A crew chief from the 186th Expeditionary Fighter Squadron, nicknamed the Rocky Mountain Coalition, guides an F-16 into place at Kunsan Air Base, South Korea. The squadron is drawn from Air National Guard units from Montana, Colorado and New Mexico and is deployed to Kunsan for a summer of training with Kunsan’s 8th Fighter Wing. (Matt Schwartz / U.S. Air Force)

PYEONGTAEK, South Korea — Nearly 300 hundred Rocky Mountain region Air National Guard members have begun a summer deployment at Kunsan Air Base, where they’ll be immersed in the day-to-day rigors of a base known for its tough training tempo and austere conditions.

For the deployment, the Guardsmen and about a dozen F-16 fighter jets have been formed into a unit called the 186th Expeditionary Fighter Squadron, but informally they call themselves the Rocky Mountain Coalition.
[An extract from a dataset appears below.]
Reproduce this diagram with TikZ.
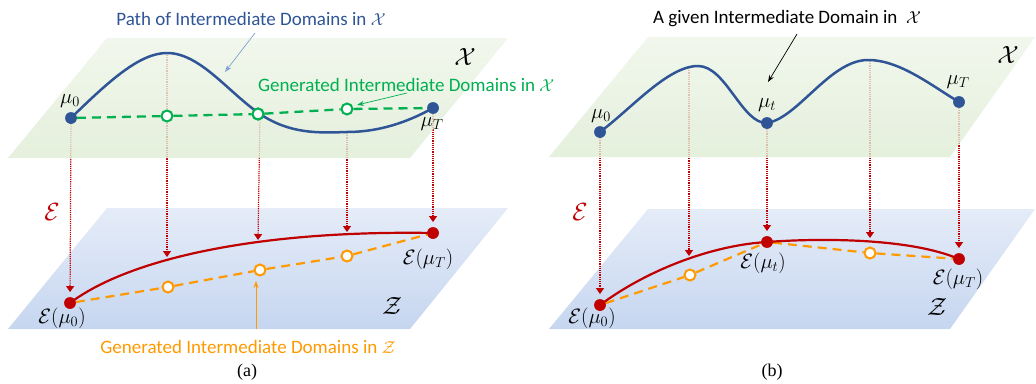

They’re drawn from three Guard units: Montana’s 120th Fighter Wing, Colorado’s 140th Fighter Wing and New Mexico’s 150th Fighter Wing.
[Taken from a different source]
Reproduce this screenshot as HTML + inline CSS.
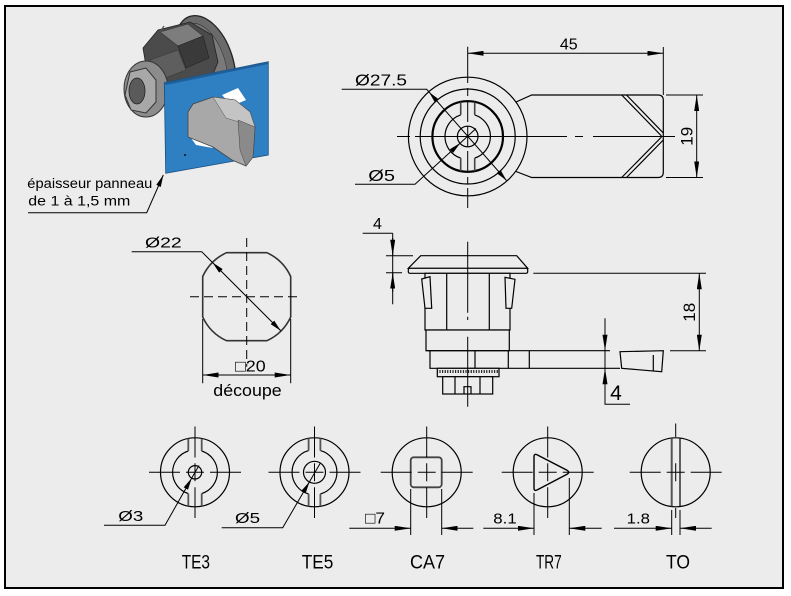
<!DOCTYPE html>
<html><head><meta charset="utf-8"><style>
html,body{margin:0;padding:0;background:#fff;}
svg{display:block;}
text{font-family:"Liberation Sans","DejaVu Sans",sans-serif;fill:#000;}
</style></head><body>
<svg width="791" height="596" viewBox="0 0 791 596" xmlns="http://www.w3.org/2000/svg">
<defs>
<marker id="a" markerUnits="userSpaceOnUse" markerWidth="12" markerHeight="5" viewBox="0 0 12 5" refX="12" refY="2.5" orient="auto-start-reverse"><path d="M0,0 L12,2.5 L0,5 z" fill="#000"/></marker>
<marker id="b" markerUnits="userSpaceOnUse" markerWidth="16" markerHeight="5" viewBox="0 0 16 5" refX="16" refY="2.5" orient="auto-start-reverse"><path d="M0,0 L16,2.5 L0,5 z" fill="#000"/></marker>
<pattern id="k" width="2.6" height="10" patternUnits="userSpaceOnUse"><rect width="2.6" height="10" fill="#ececec"/><line x1="0.6" y1="0" x2="0.6" y2="3" stroke="#000" stroke-width="1"/></pattern>
</defs>
<rect x="5" y="6" width="778" height="582" fill="#ececec" stroke="#000" stroke-width="2"/>

<!-- 3D render -->
<g>
<ellipse cx="205" cy="63" rx="28" ry="49" transform="rotate(-18 205 63)" fill="#6a6a6a" stroke="#222" stroke-width="1.3"/>
<ellipse cx="203" cy="64" rx="22" ry="42" transform="rotate(-18 203 64)" fill="#7a7a7a" stroke="#333" stroke-width="0.6"/>
<polygon points="143,48 158,30 190,22 212,35 218,62 208,86 176,96 150,90" fill="#4b4b4b" stroke="#222" stroke-width="0.8"/>
<polygon points="160,32 188,24 203,36 178,46" fill="#7d7d7d" stroke="#333" stroke-width="0.6"/>
<polygon points="178,46 203,36 209,58 186,68" fill="#3a3a3a" stroke="#222" stroke-width="0.6"/>
<polygon points="150,60 178,50 186,70 160,80" fill="#5e5e5e" stroke="#333" stroke-width="0.5"/>
<ellipse cx="146" cy="89" rx="22" ry="28" fill="#8c8c8c" stroke="#333" stroke-width="1"/>
<polygon points="130,72 146,68 156,80 156,102 146,113 131,110 125,95" fill="#a8a8a8" stroke="#333" stroke-width="1"/>
<ellipse cx="137" cy="91" rx="8" ry="13" fill="#5a5a5a" stroke="#222" stroke-width="0.8"/>
<line x1="160" y1="32" x2="164" y2="26" stroke="#555" stroke-width="1.2"/>
<polygon points="164.3,82.7 268.3,61.7 268.3,155 165.7,173.3" fill="#2f7fc3" stroke="#1a4f80" stroke-width="0.8"/>
<polygon points="164.3,82.7 268.3,61.7 268.3,64 166,85" fill="#1e5f99"/>
<polygon points="222,95 238,88 246,100 232,106" fill="#ffffff"/>
<polygon points="191,138 207,141 213,148 196,145" fill="#ffffff"/>
<polygon points="188,137 188,112 193,104 213,97 235,100 250,112 255,127 253,157 246,166 232,160 213,147" fill="#a8a8a8" stroke="#444" stroke-width="0.8"/>
<polygon points="213,97 235,100 250,112 255,127 226,118" fill="#c4c4c4" stroke="#555" stroke-width="0.5"/>
<polygon points="238,120 255,127 253,157 246,166 240,150" fill="#8a8a8a" stroke="#444" stroke-width="0.5"/>
<circle cx="185" cy="155" r="1" fill="#111"/>
</g>
<text x="27.3" y="188" font-size="13.5" textLength="125" lengthAdjust="spacingAndGlyphs">épaisseur panneau</text>
<text x="28.3" y="205.5" font-size="13.5" textLength="102" lengthAdjust="spacingAndGlyphs">de 1 à 1,5 mm</text>
<path d="M28,212.7 H146.7 L163.3,175" fill="none" stroke="#000" stroke-width="1" marker-end="url(#a)"/>

<!-- Top view -->
<g fill="none" stroke="#000" stroke-width="1.2">
<circle cx="467.7" cy="136.5" r="59.3"/>
<circle cx="467.7" cy="136.5" r="47.5"/>
<circle cx="467.7" cy="136.5" r="35.3" stroke-width="2.2"/>
<circle cx="467.7" cy="136.5" r="10.3"/>
<path d="M474.7,114.9 A22.7,22.7 0 0 1 474.7,158.1 M460.7,158.1 A22.7,22.7 0 0 1 460.7,114.9"/>
<path d="M460.7,114.9 V101.9 M474.7,114.9 V101.9 M460.7,158.1 V171.1 M474.7,158.1 V171.1" stroke="#444" stroke-width="1.6"/>
<path d="M516,102 L531.7,95 H658 Q663.3,95 663.3,100.3 V172.2 Q663.3,177.5 658,177.5 H531.7 L516,171.5"/>
<path d="M621.7,95 L661.5,136 M626.5,95 L663.3,133 M621.7,177.5 L661.5,137 M626.5,177.5 L663.3,140"/>
</g>
<g fill="none" stroke="#000" stroke-width="1">
<path d="M397,136.5 H410 M415,136.5 H567 M575,136.5 H583 M593,136.5 H675"/>
<path d="M467.7,46.7 V83 M467.7,88 V96 M467.7,100 V122 M467.7,126 V147 M467.7,151 V173 M467.7,177 V184 M467.7,188 V208"/>
<path d="M663.3,47 V95"/>
<line x1="467.7" y1="53.3" x2="663.3" y2="53.3" marker-start="url(#b)" marker-end="url(#b)"/>
<path d="M666,95 H703 M666,177.5 H703"/>
<line x1="696.7" y1="95" x2="696.7" y2="177.5" marker-start="url(#b)" marker-end="url(#b)"/>
<path d="M341.7,89.3 H426.7 L429,92"/>
<line x1="429" y1="92" x2="506.5" y2="180.5" marker-start="url(#a)" marker-end="url(#a)"/>
<path d="M355,184.3 H415 L460.3,143" marker-end="url(#a)"/>
<path d="M460.3,143 L476,128.5"/>
</g>
<text x="568.8" y="49.3" font-size="16" text-anchor="middle">45</text>
<text x="355" y="85.7" font-size="16" textLength="52" lengthAdjust="spacingAndGlyphs">Ø27.5</text>
<text x="368.3" y="181" font-size="16" textLength="26.7" lengthAdjust="spacingAndGlyphs">Ø5</text>
<text transform="translate(692.5,136.3) rotate(-90)" font-size="17" text-anchor="middle">19</text>

<!-- Cutout -->
<path d="M226.5,252.7 H266.9 A48.4,48.4 0 0 1 290.7,276.5 V316.9 A48.4,48.4 0 0 1 266.9,340.7 H226.5 A48.4,48.4 0 0 1 202.7,316.9 V276.5 A48.4,48.4 0 0 1 226.5,252.7 Z" fill="none" stroke="#333" stroke-width="1.6"/>
<g fill="none" stroke="#000" stroke-width="1">
<path d="M246.7,238 V366.7 M190,296.7 H301.7" stroke-dasharray="9,5"/>
<path d="M131.7,251.7 H201.7 L212.5,262.5"/>
<line x1="212.5" y1="262.5" x2="280.9" y2="330.9" marker-start="url(#a)" marker-end="url(#a)"/>
<path d="M202.7,319 V383.3 M290.7,319 V383.3"/>
<line x1="202.7" y1="375" x2="290.7" y2="375" marker-start="url(#b)" marker-end="url(#b)"/>
</g>
<text x="145" y="247.3" font-size="15" textLength="36.7" lengthAdjust="spacingAndGlyphs">Ø22</text>
<text x="235" y="371.7" font-size="16" textLength="30.7" lengthAdjust="spacingAndGlyphs">□20</text>
<text x="213.3" y="396" font-size="17" textLength="68.4" lengthAdjust="spacingAndGlyphs">découpe</text>

<!-- Side view -->
<g fill="#ececec" stroke="#000" stroke-width="1.2">
<path d="M420.7,255.7 H516.7 L527.7,268.3 H408.3 Z"/>
<rect x="408.3" y="268.3" width="119.4" height="5" rx="1.5"/>
<rect x="425" y="273.3" width="85" height="56.7"/>
<path d="M446.7,273.3 V330 M489.3,273.3 V330" fill="none"/>
<polygon points="421.7,279 430,276.7 431.7,308.3 425,308.3"/>
<polygon points="505,277.3 515,279.3 511.7,308.3 506,308.3"/>
<rect x="426" y="330" width="83.3" height="20.7"/>
<path d="M426,350.7 H610 M430,350.7 V368.3 H620" fill="none"/>
<path d="M475,350.7 V368.3 M508.3,350.7 V368.3 M529.3,350.7 V368.3" fill="none"/>
<polygon points="620,351.7 663.3,350.7 661.7,371.7 621.7,368.3"/>
<path d="M653.3,355 V371" fill="none"/>
<rect x="437.3" y="368.3" width="61.7" height="8.4" fill="url(#k)"/>
<rect x="442.7" y="376.7" width="50" height="17.3"/>
<path d="M455,376.7 V394 M480,376.7 V394 M464,394 V386.7 H471 V394" fill="none"/>
</g>
<g fill="none" stroke="#000" stroke-width="1">
<path d="M467.7,241.7 V312.7 M467.7,316.7 V320 M467.7,336.7 V406.7"/>
<path d="M392.7,233.3 V304.3 M386,255.7 H413 M386,272.7 H402 M362.7,233.3 H392.7"/>
<line x1="392.7" y1="238" x2="392.7" y2="255.7" marker-end="url(#b)"/>
<line x1="392.7" y1="292" x2="392.7" y2="272.7" marker-end="url(#b)"/>
<path d="M533.3,273.3 H706 M670,350.7 H706"/>
<line x1="699.3" y1="273.3" x2="699.3" y2="350.7" marker-start="url(#b)" marker-end="url(#b)"/>
<path d="M605,318.3 V404.3 H630"/>
<line x1="605" y1="333" x2="605" y2="350.7" marker-end="url(#b)"/>
<line x1="605" y1="387" x2="605" y2="368.3" marker-end="url(#b)"/>
</g>
<text x="377.5" y="229" font-size="16" text-anchor="middle">4</text>
<text transform="translate(695,312.3) rotate(-90)" font-size="17" text-anchor="middle">18</text>
<text x="616" y="400" font-size="21" text-anchor="middle">4</text>

<!-- Bottom row -->
<g fill="none" stroke="#000" stroke-width="1.2">
<circle cx="195" cy="472.3" r="34.5"/>
<circle cx="195" cy="472.3" r="6.7"/>
<path d="M201.7,451 A22.3,22.3 0 0 1 201.7,493.6 M188.3,493.6 A22.3,22.3 0 0 1 188.3,451"/>
<path d="M188.3,451 V438.5 M201.7,451 V438.5 M188.3,493.6 V506.1 M201.7,493.6 V506.1" stroke="#555" stroke-width="1.8"/>
<circle cx="314.5" cy="472.3" r="34.5"/>
<circle cx="314.5" cy="472.3" r="11"/>
<path d="M320.4,450.6 A22.5,22.5 0 0 1 320.4,494 M308.6,494 A22.5,22.5 0 0 1 308.6,450.6"/>
<path d="M308.6,450.6 V438.3 M320.4,450.6 V438.3 M308.6,494 V506.3 M320.4,494 V506.3" stroke="#555" stroke-width="1.8"/>
<circle cx="426.7" cy="472.3" r="34.5"/>
<rect x="410.7" y="457.3" width="31" height="30" rx="3" stroke="#444" stroke-width="1.8"/>
<circle cx="547.7" cy="472.3" r="34.5"/>
<path d="M534,457 Q534,453 537.5,455 L567,470.3 Q570.5,472.3 567,474.3 L537.5,489.7 Q534,491.7 534,488 Z" stroke-width="1.4"/>
<circle cx="675.7" cy="472.3" r="34.5"/>
<path d="M671.7,438.3 V506.3" stroke="#555" stroke-width="2"/>
<path d="M680,438.5 V506"/>
</g>
<g fill="none" stroke="#000" stroke-width="1">
<path d="M149,472.3 H180 M186,472.3 H204 M210,472.3 H241 M195,426.5 V457.5 M195,463.3 V481.3 M195,487.3 V518"/>
<path d="M268.5,472.3 H299.5 M305.5,472.3 H323.5 M329.5,472.3 H360.5 M314.5,426.5 V457.5 M314.5,463.3 V481.3 M314.5,487.3 V518"/>
<path d="M380.7,472.3 H411.7 M417.7,472.3 H435.7 M441.7,472.3 H472.7 M426.7,426.5 V457.5 M426.7,463.3 V481.3 M426.7,487.3 V518"/>
<path d="M501.7,472.3 H532.7 M538.7,472.3 H556.7 M562.7,472.3 H593.7 M547.7,426.5 V457.5 M547.7,463.3 V481.3 M547.7,487.3 V518"/>
<path d="M629.7,472.3 H660.7 M666.7,472.3 H684.7 M690.7,472.3 H721.7 M675.7,423.5 V437 M675.7,463.3 V481.3 M675.7,508 V518"/>
<path d="M104,525.3 H165 L191.7,478.1" marker-end="url(#a)"/>
<path d="M191.7,478.1 L199,465.5"/>
<path d="M221.7,527.7 H282.7 L309.5,481.8" marker-end="url(#a)"/>
<path d="M309.5,481.8 L320.5,462.8"/>
<path d="M410.7,489 V535 M441.7,489 V535"/>
<path d="M349.3,528.3 H410.7" marker-end="url(#b)"/>
<path d="M473.3,528.3 H441.7" marker-end="url(#b)"/>
<path d="M534,493 V535 M569.3,478 V535"/>
<path d="M483.3,528.3 H534" marker-end="url(#b)"/>
<path d="M601.7,528.3 H569.3" marker-end="url(#b)"/>
<path d="M671.7,510 V535 M680,510 V535"/>
<path d="M614,528.3 H671.7" marker-end="url(#b)"/>
<path d="M711.7,528.3 H680" marker-end="url(#b)"/>
</g>
<text x="118.3" y="521" font-size="15" textLength="25" lengthAdjust="spacingAndGlyphs">Ø3</text>
<text x="235" y="523" font-size="15" textLength="25" lengthAdjust="spacingAndGlyphs">Ø5</text>
<text x="365" y="523.3" font-size="16" textLength="20" lengthAdjust="spacingAndGlyphs">□7</text>
<text x="493.3" y="523.3" font-size="15" textLength="23.4" lengthAdjust="spacingAndGlyphs">8.1</text>
<text x="626.7" y="523.3" font-size="15" textLength="23.3" lengthAdjust="spacingAndGlyphs">1.8</text>
<text x="181.7" y="568.3" font-size="19.5" textLength="28.3" lengthAdjust="spacingAndGlyphs">TE3</text>
<text x="301.7" y="568.3" font-size="19.5" textLength="31.6" lengthAdjust="spacingAndGlyphs">TE5</text>
<text x="410" y="568.3" font-size="19.5" textLength="35" lengthAdjust="spacingAndGlyphs">CA7</text>
<text x="536" y="568.3" font-size="19.5" textLength="25.7" lengthAdjust="spacingAndGlyphs">TR7</text>
<text x="666" y="568.3" font-size="19.5" textLength="24" lengthAdjust="spacingAndGlyphs">TO</text>
</svg>
</body></html>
The idea for the deployment to Kunsan arose because the runway at Great Falls International Airport in Montana, where the state’s Air National Guard is based, was to close for five months starting in May for a major upgrade. Guard officials, looking for a way to continue training during the closure, volunteered for the deployment.

“They’re teachers, they’re policemen, they’re lawyers, they’re college students,” said Lt. Col. Mark Scharf, the 186th Expeditionary Fighter Squadron’s commander. “And those folks don’t do this day-in and day-out. So this is a tremendous opportunity for them not only to train but to train with a unit that is doing it all the time.”

Kunsan is home to the 8th Fighter Wing, known also as the Wolf Pack.

“I need pilots that can fly effectively, and lethally, at any base in the world,” he said, adding that working with the Wolf Pack will give many Guard pilots “a breadth” of additional experience.

“So, for us it’s a real honor to come to work with the unit that has that mind-set — there’s no fiddling around,” said Scharf, who in the States is commander of the 186th Fighter Squadron, part of Montana’s 120th Fighter Wing.

The Rocky Mountain airmen will train as they do at home, he said.

“We expect to conduct both air-to-air and air-to-ground training, emphasizing the different location, the different climate, and working with an active-duty wing,” he said.

Support crews on the ground also will have an opportunity to work with an active-duty wing, “which you don’t get to do all the time, but also in many cases with a foreign country’s … rules,” Scharf said.